Я протягиваю ему визитную карточку:
— Вот наш адрес и телефон. Непременно известите меня, когда вы вернетесь. Непременно. Обещаете?
Он кивает.
— Обещаю, хотя, может быть, и не сдержу обещания. Там видно будет.
— Нет, пожалуйста, пожалуйста, — настаиваю я. Мы прощаемся и расходимся. Мы налево, он направо к метро.
Я смотрю ему вслед. Мне вдруг становится его страшно жаль.
Такой одинокий, такой несчастный. Мне хочется догнать его, сказать, как я рада, что познакомилась с ним, как люблю его стихи и его самого. «Непременно, непременно пойду к нему, как только он вернется», — обещаю я себе. И все ему скажу.
Но я не пошла к нему, и он не пришел к нам. Я даже не знаю, была ли я в Париже, когда он вернулся из Бретани...
Уже потом, перед самой войной, я слышала, что он серьезно болел нервной депрессией и был даже помещен в клинику для душевнобольных. В их роду была тяжелая наследственность — его старший брат сошел с ума и умер совсем молодым.

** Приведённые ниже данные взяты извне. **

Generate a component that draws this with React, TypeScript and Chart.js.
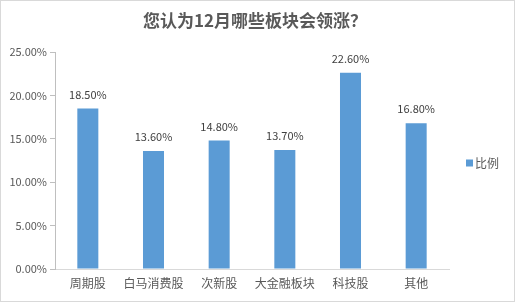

Во время оккупации Бальмонт поселился в Нуази-ле-Гран в русском общежитии матери Марии, где и умер в декабре 1942 года.
На похоронах его ни поэтов, ни поклонников не было.
Шел сильный дождь. Когда гроб стали опускать в могилу, она оказалась наполненной водой, и гроб всплыл. Его пришлось придерживать шестом, пока засыпали могилу.
Это было на юбилее Бориса Константиновича Зайцева в 1926 году.
Мы, то есть Георгий Иванов и я, приехали нарочно из Ниццы, где проводили зиму.
Мне уже не казалось тогда, как на берегах Невы, что в жизни главное — и даже единственное — поэзия. Я убедилась, что существует еще немало удовольствий и глупо отказываться от них.